--- START OF Supplied data ---
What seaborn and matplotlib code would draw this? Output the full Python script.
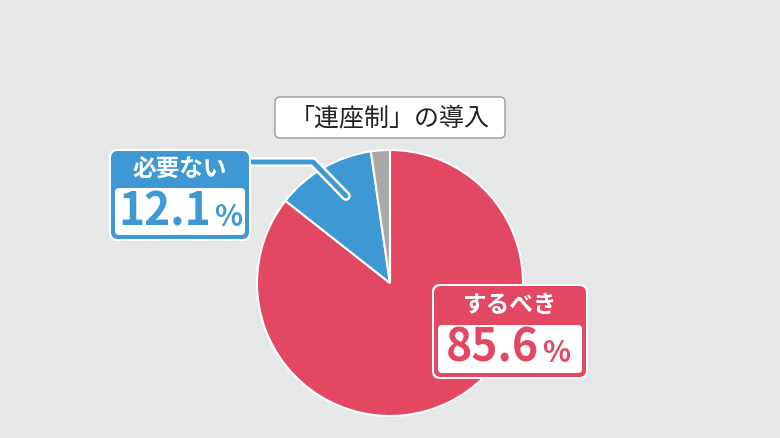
import matplotlib
matplotlib.use("Agg")
import matplotlib.pyplot as plt
from matplotlib.patches import FancyBboxPatch
import seaborn as sns

W, H = 780, 438

labels  = ["するべき", "必要ない", "その他"]
values  = [85.6, 12.1, 2.3]
colors  = ["#e24862", "#3e98d4", "#a9a9a9"]
title   = "「連座制」の導入"

sns.set_theme(style="white")
plt.rcParams["font.family"] = ["Noto Sans CJK JP", "DejaVu Sans"]

fig = plt.figure(figsize=(W / 100, H / 100), dpi=100)
fig.patch.set_facecolor("#e5e7e9")
ax = fig.add_axes([0, 0, 1, 1])
ax.set_facecolor("#e5e7e9")


def Y(y):
    return H - y


ax.pie(values, colors=colors, startangle=90, counterclock=False,
       center=(390, Y(283)), radius=133,
       wedgeprops=dict(edgecolor="white", linewidth=1.5))
ax.set_xlim(0, W)
ax.set_ylim(0, H)
ax.set_aspect("equal")
ax.axis("off")


def rbox(x0, y0, x1, y1, fc, ec="none", lw=0, r=6, z=3):
    p = FancyBboxPatch((x0, Y(y1)), x1 - x0, y1 - y0,
                       boxstyle=f"round,pad=0,rounding_size={r}",
                       fc=fc, ec=ec, lw=lw, zorder=z)
    ax.add_patch(p)


# title box
rbox(275, 97, 505, 138, "white", ec="#9a9a9a", lw=1.0, r=5)
ax.text(390, Y(118), title, ha="center", va="center", fontsize=18,
        color="#222222", zorder=5)

# leader line for blue label
lx = [248, 313, 346]
ly = [Y(162), Y(162), Y(196)]
ax.plot(lx, ly, color="white", lw=7, solid_capstyle="round",
        solid_joinstyle="round", zorder=2)
ax.plot(lx, ly, color=colors[1], lw=3.5, solid_capstyle="round",
        solid_joinstyle="round", zorder=2)

# blue label
rbox(109, 149, 251, 241, "white", r=8, z=3)
rbox(111, 151, 249, 239, colors[1], r=7, z=3)
rbox(115, 188, 245, 235, "white", r=4, z=4)
ax.text(180, Y(170), labels[1], ha="center", va="center", fontsize=17,
        fontweight="bold", color="white", zorder=5)
ax.text(211, Y(213), f"{values[1]:.1f}", ha="right", va="center",
        fontsize=32, fontweight="bold", color=colors[1], zorder=5)
ax.text(214, Y(217), "%", ha="left", va="center",
        fontsize=21, fontweight="bold", color=colors[1], zorder=5)

# red label
rbox(432, 284, 588, 379, "white", r=8, z=3)
rbox(434, 286, 586, 377, colors[0], r=7, z=3)
rbox(438, 325, 582, 373, "white", r=4, z=4)
ax.text(510, Y(305), labels[0], ha="center", va="center", fontsize=17,
        fontweight="bold", color="white", zorder=5)
ax.text(539, Y(349), f"{values[0]:.1f}", ha="right", va="center",
        fontsize=32, fontweight="bold", color=colors[0], zorder=5)
ax.text(542, Y(353), "%", ha="left", va="center",
        fontsize=21, fontweight="bold", color=colors[0], zorder=5)

fig.savefig("out.png", dpi=100, facecolor=fig.get_facecolor())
--- END OF Supplied data ---
Each line from the top of the material through the line containing "return H - y" should be reproduced exactly; please drop any images.

What seaborn and matplotlib code would draw this? Output the full Python script.
import matplotlib
matplotlib.use("Agg")
import matplotlib.pyplot as plt
from matplotlib.patches import FancyBboxPatch
import seaborn as sns

W, H = 780, 438

labels  = ["するべき", "必要ない", "その他"]
values  = [85.6, 12.1, 2.3]
colors  = ["#e24862", "#3e98d4", "#a9a9a9"]
title   = "「連座制」の導入"

sns.set_theme(style="white")
plt.rcParams["font.family"] = ["Noto Sans CJK JP", "DejaVu Sans"]

fig = plt.figure(figsize=(W / 100, H / 100), dpi=100)
fig.patch.set_facecolor("#e5e7e9")
ax = fig.add_axes([0, 0, 1, 1])
ax.set_facecolor("#e5e7e9")


def Y(y):
    return H - y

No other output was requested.